Tag Archives: Will Rogan

Nothing’s Ever As Simple As Black and White

31 May

Maintaining the monochromatic theme from the last article, Explorations in Materiality and Texture, Will Rogan and Zin Taylor’s work at MOT International utilise black and white in their images for contrast in tone, not texture.

The Time Machine Scratched (2010) by Will Rogan

In Rogan’s greyscale photographs The Time Machine Scratched (2010) and The Time Machine Open (2010) a beaded, narrow line of light falls across an old copy of H.G. Wells’ The Time Machine as though piercing through the gap between two Venetian blinds.  As we compare the two images, we see the light falls across the book in different positions indicating time has passed or been travelled between during the time it has taken to turn from the cover to the first page of text.  The use of traditional black and white photography perhaps indicates the work itself could belong to a time since surpassed by technological innovations in colour photography, yet it remains crisp and new from having teleported to today from when it was first created.

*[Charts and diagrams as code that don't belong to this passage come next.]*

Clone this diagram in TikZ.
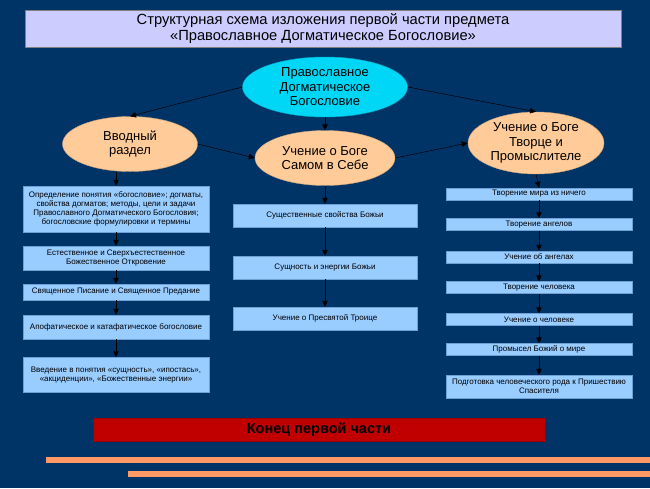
\documentclass[tikz,border=0pt]{standalone}
\usepackage{fontspec}
\setmainfont{Liberation Sans}
\usetikzlibrary{shapes.geometric,arrows.meta}
\definecolor{bg}{RGB}{0,51,102}
\definecolor{titlefill}{RGB}{204,204,255}
\definecolor{cyanfill}{RGB}{0,214,245}
\definecolor{peach}{RGB}{255,204,153}
\definecolor{boxfill}{RGB}{153,204,255}
\definecolor{boxline}{RGB}{110,160,215}
\definecolor{redfill}{RGB}{192,0,0}
\definecolor{bar}{RGB}{255,153,102}
\begin{document}
\begin{tikzpicture}[x=1pt,y=-1pt,
  box/.style={draw=boxline, fill=boxfill, line width=0.5pt, inner sep=1pt, align=center,
              font=\fontsize{8}{9}\selectfont, minimum width=186pt},
  ell/.style={ellipse, draw=#1!80!black, fill=#1, line width=0.4pt, inner sep=0pt, align=center,
              font=\fontsize{13}{14.5}\selectfont},
  arr/.style={draw=black, line width=0.5pt, -{Triangle[length=6pt,width=5.5pt]}}]
\fill[bg] (0,0) rectangle (650,488);
\useasboundingbox (0,0) rectangle (650,488);
% title
\node[draw=gray, fill=titlefill, line width=0.5pt, minimum width=596pt, minimum height=34pt,
      align=center, font=\fontsize{14.7}{16}\selectfont] (title) at (323,29)
  {Структурная схема изложения первой части предмета\\«Православное Догматическое Богословие»};
% ellipses
\node[ell=cyanfill, minimum width=165pt, minimum height=60pt] (pdb) at (325,87)
  {Православное\\Догматическое\\Богословие};
\node[ell=peach, minimum width=135pt, minimum height=55pt] (vv) at (130,144)
  {Вводный\\раздел};
\node[ell=peach, minimum width=140pt, minimum height=55pt] (sam) at (325,158)
  {Учение о Боге\\Самом в Себе};
\node[ell=peach, minimum width=136pt, minimum height=62pt] (tv) at (536,143)
  {Учение о Боге\\Творце и\\Промыслителе};
% left column
\node[box, minimum height=46pt] (L1) at (116,209)
  {Определение понятия «богословие»; догматы,\\свойства догматов; методы, цели и задачи\\Православного Догматического Богословия;\\богословские формулировки и термины};
\node[box, minimum height=24pt] (L2) at (116,258)
  {Естественное и Сверхъестественное\\Божественное Откровение};
\node[box, minimum height=16pt] (L3) at (116,292)
  {Священное Писание и Священное Предание};
\node[box, minimum height=24pt] (L4) at (116,327)
  {Апофатическое и катафатическое богословие};
\node[box, minimum height=35pt] (L5) at (116,375)
  {Введение в понятия «сущность», «ипостась»,\\«акциденции», «Божественные энергии»};
% middle column
\node[box, minimum width=184pt, minimum height=23pt] (M1) at (325,215.5) {Существенные свойства Божьи};
\node[box, minimum width=184pt, minimum height=23pt] (M2) at (325,267.5) {Сущность и энергии Божьи};
\node[box, minimum width=184pt, minimum height=23pt] (M3) at (325,318.5) {Учение о Пресвятой Троице};
% right column
\node[box, minimum height=12pt] (R1) at (539,194) {Творение мира из ничего};
\node[box, minimum height=12pt] (R2) at (539,224.5) {Творение ангелов};
\node[box, minimum height=12pt] (R3) at (539,257) {Учение об ангелах};
\node[box, minimum height=12pt] (R4) at (539,287.5) {Творение человека};
\node[box, minimum height=12pt] (R5) at (539,319.5) {Учение о человеке};
\node[box, minimum height=12pt] (R6) at (539,349.5) {Промысел Божий о мире};
\node[box, minimum height=23pt] (R7) at (539,386.5) {Подготовка человеческого рода к Пришествию\\Спасителя};
% end
\node[draw=redfill!80!black, fill=redfill, line width=0.5pt, minimum width=452pt, minimum height=23pt,
      font=\fontsize{14.5}{16}\selectfont\bfseries, text=black] (end) at (319,430) {Конец первой части};
\fill[bar] (46,457) rectangle (650,463);
\fill[bar] (128,471) rectangle (650,477);
% connectors
\draw[arr] (pdb.west) -- (vv.north);
\draw[arr] (pdb.east) -- (tv.north);
\draw[arr] (pdb.south) -- (sam.north);
\draw[arr] (vv.east) -- (sam.west);
\draw[arr] (sam.east) -- (tv.west);
\draw[arr] (L1.north |- vv.south) -- (L1.north);
\draw[arr] (L1) -- (L2);
\draw[arr] (L2) -- (L3);
\draw[arr] (L3) -- (L4);
\draw[arr] (L4) -- (L5);
\draw[arr] (sam.south) -- (M1.north);
\draw[arr] (M1) -- (M2);
\draw[arr] (M2) -- (M3);
\draw[arr] (tv.south) -- (R1.north);
\draw[arr] (R1) -- (R2);
\draw[arr] (R2) -- (R3);
\draw[arr] (R3) -- (R4);
\draw[arr] (R4) -- (R5);
\draw[arr] (R5) -- (R6);
\draw[arr] (R6) -- (R7);
\end{tikzpicture}
\end{document}
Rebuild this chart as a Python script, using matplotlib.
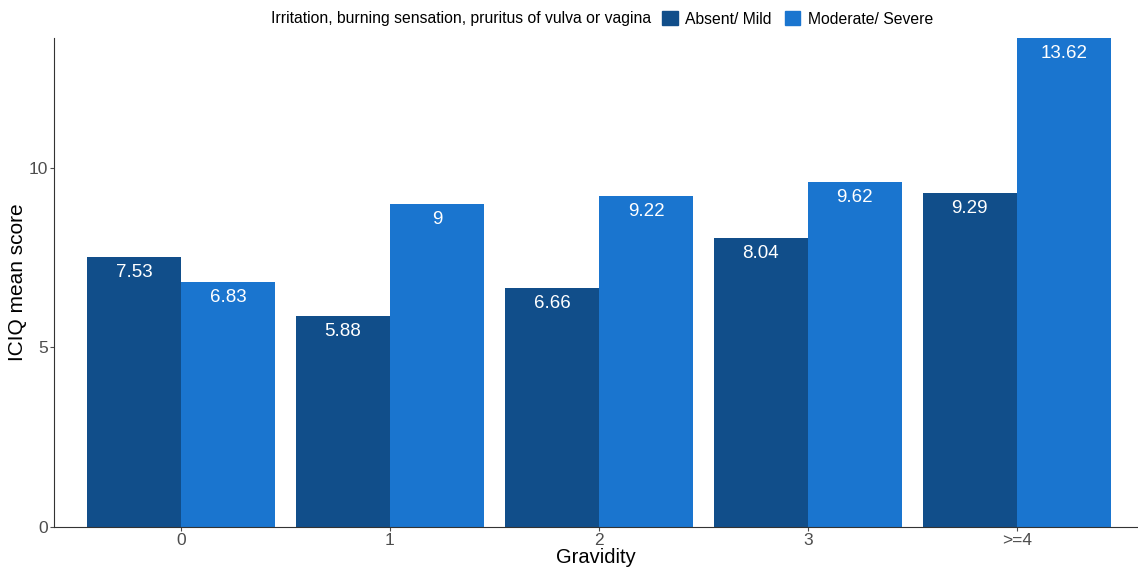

These are contrasted with Taylor’s series of abstract works, An Arrangement of Voids, in which geometric blocks of white printing ink that might perhaps resemble thimbles, test tubes or lavatories, for example, are over layered on black paper, building up areas of powerful contrast along with a series of mid tones, like a photogram negative captured by repeated exposure with different objects placed on photosensitive paper.